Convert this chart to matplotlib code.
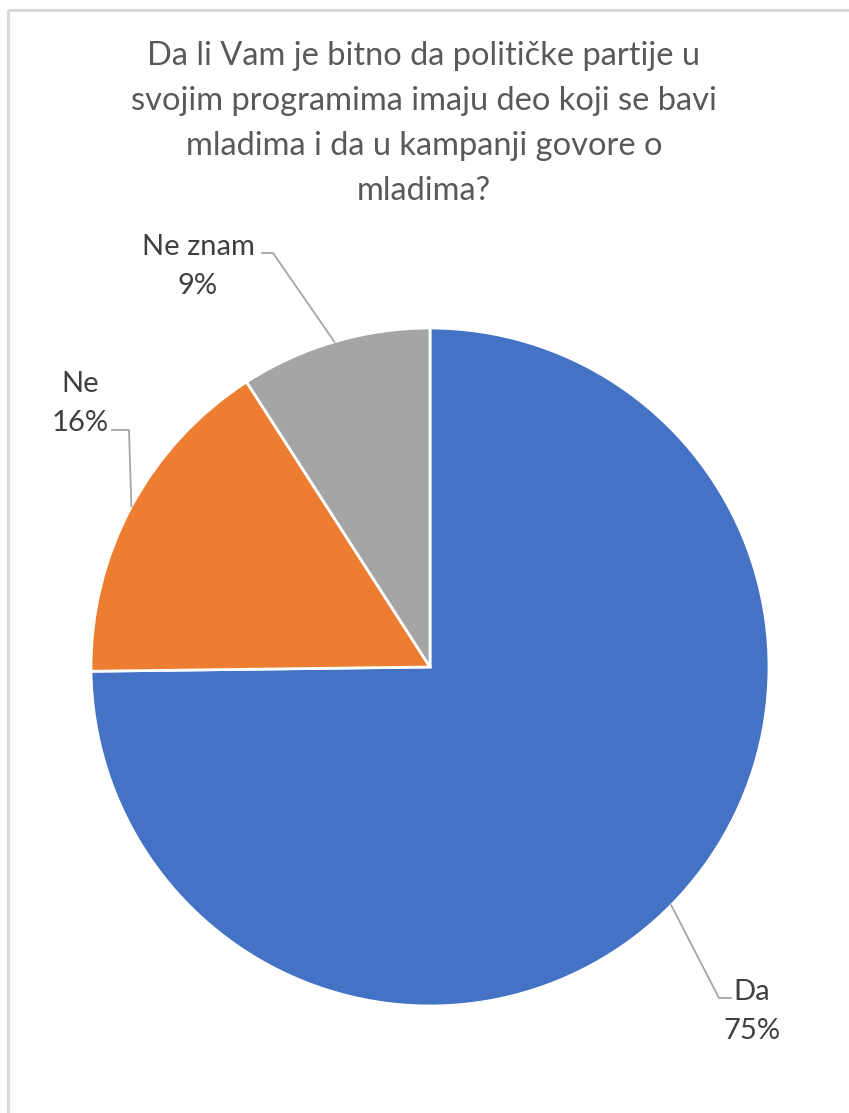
import numpy as np
import matplotlib
matplotlib.use("Agg")
import matplotlib.pyplot as plt

# ---- data ----
categories = ["Da", "Ne", "Ne znam"]
values = [74.8, 16.1, 9.1]
pct_labels = ["75%", "16%", "9%"]
colors = ["#4472C4", "#ED7D31", "#A5A5A5"]
title_lines = ["Da li Vam je bitno da političke partije u",
               "svojim programima imaju deo koji se bavi",
               "mladima i da u kampanji govore o",
               "mladima?"]

W, H = 849, 1113
plt.rcParams['font.family'] = ['Lato', 'DejaVu Sans']

fig = plt.figure(figsize=(W / 100, H / 100), dpi=100)
ax = fig.add_axes([0, 0, 1, 1])

def Y(y):
    return H - y

cx, cy, r = 430, 667, 339
wedges, _ = ax.pie(values, colors=colors, startangle=90, counterclock=False,
                   center=(cx, Y(cy)), radius=r,
                   wedgeprops=dict(edgecolor='white', linewidth=2.0))
ax.set_xlim(0, W)
ax.set_ylim(0, H)
ax.set_aspect('equal')
ax.axis('off')

# frame (top and left edges visible)
ax.plot([8.5, W], [Y(9.5), Y(9.5)], color="#D9D9D9", lw=2.2, solid_capstyle='butt')
ax.plot([8.5, 8.5], [Y(9.5), 0], color="#D9D9D9", lw=2.2, solid_capstyle='butt')

for i, line in enumerate(title_lines):
    ax.text(424, Y(65 + 45 * i), line, ha='center', va='baseline', fontsize=23.5,
            color="#595959")

# label layout: (elbow, end of leader, label center x, first baseline y)
layout = {
    "Da": ((719, 998), (731, 998), 752, 1000),
    "Ne": ((129, 430), (112, 430), 80, 392),
    "Ne znam": ((273, 253), (262, 253), 198, 255),
}
for w, cat, pl in zip(wedges, categories, pct_labels):
    ang = np.deg2rad((w.theta1 + w.theta2) / 2)
    sx, sy = cx + r * np.cos(ang), Y(cy) + r * np.sin(ang)
    (ex, ey), (tx, ty), lx, ly = layout[cat]
    ax.plot([sx, ex, tx], [sy, Y(ey), Y(ty)], color="#A6A6A6", lw=1.3)
    ax.text(lx, Y(ly), cat, ha='center', va='baseline', fontsize=21, color="#404040")
    ax.text(lx, Y(ly + 39), pl, ha='center', va='baseline', fontsize=21, color="#404040")

fig.savefig("out.png", dpi=100, facecolor='white')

::::::::

From the opening line of the listing above through the line bearing "ax.text(lx, Y(ly +", repeat each line exactly. Drop every picture.

Worked solution
Convert this chart to matplotlib code.
import numpy as np
import matplotlib
matplotlib.use("Agg")
import matplotlib.pyplot as plt

# ---- data ----
categories = ["Da", "Ne", "Ne znam"]
values = [74.8, 16.1, 9.1]
pct_labels = ["75%", "16%", "9%"]
colors = ["#4472C4", "#ED7D31", "#A5A5A5"]
title_lines = ["Da li Vam je bitno da političke partije u",
               "svojim programima imaju deo koji se bavi",
               "mladima i da u kampanji govore o",
               "mladima?"]

W, H = 849, 1113
plt.rcParams['font.family'] = ['Lato', 'DejaVu Sans']

fig = plt.figure(figsize=(W / 100, H / 100), dpi=100)
ax = fig.add_axes([0, 0, 1, 1])

def Y(y):
    return H - y

cx, cy, r = 430, 667, 339
wedges, _ = ax.pie(values, colors=colors, startangle=90, counterclock=False,
                   center=(cx, Y(cy)), radius=r,
                   wedgeprops=dict(edgecolor='white', linewidth=2.0))
ax.set_xlim(0, W)
ax.set_ylim(0, H)
ax.set_aspect('equal')
ax.axis('off')

# frame (top and left edges visible)
ax.plot([8.5, W], [Y(9.5), Y(9.5)], color="#D9D9D9", lw=2.2, solid_capstyle='butt')
ax.plot([8.5, 8.5], [Y(9.5), 0], color="#D9D9D9", lw=2.2, solid_capstyle='butt')

for i, line in enumerate(title_lines):
    ax.text(424, Y(65 + 45 * i), line, ha='center', va='baseline', fontsize=23.5,
            color="#595959")

# label layout: (elbow, end of leader, label center x, first baseline y)
layout = {
    "Da": ((719, 998), (731, 998), 752, 1000),
    "Ne": ((129, 430), (112, 430), 80, 392),
    "Ne znam": ((273, 253), (262, 253), 198, 255),
}
for w, cat, pl in zip(wedges, categories, pct_labels):
    ang = np.deg2rad((w.theta1 + w.theta2) / 2)
    sx, sy = cx + r * np.cos(ang), Y(cy) + r * np.sin(ang)
    (ex, ey), (tx, ty), lx, ly = layout[cat]
    ax.plot([sx, ex, tx], [sy, Y(ey), Y(ty)], color="#A6A6A6", lw=1.3)
    ax.text(lx, Y(ly), cat, ha='center', va='baseline', fontsize=21, color="#404040")
    ax.text(lx, Y(ly + 39), pl, ha='center', va='baseline', fontsize=21, color="#404040")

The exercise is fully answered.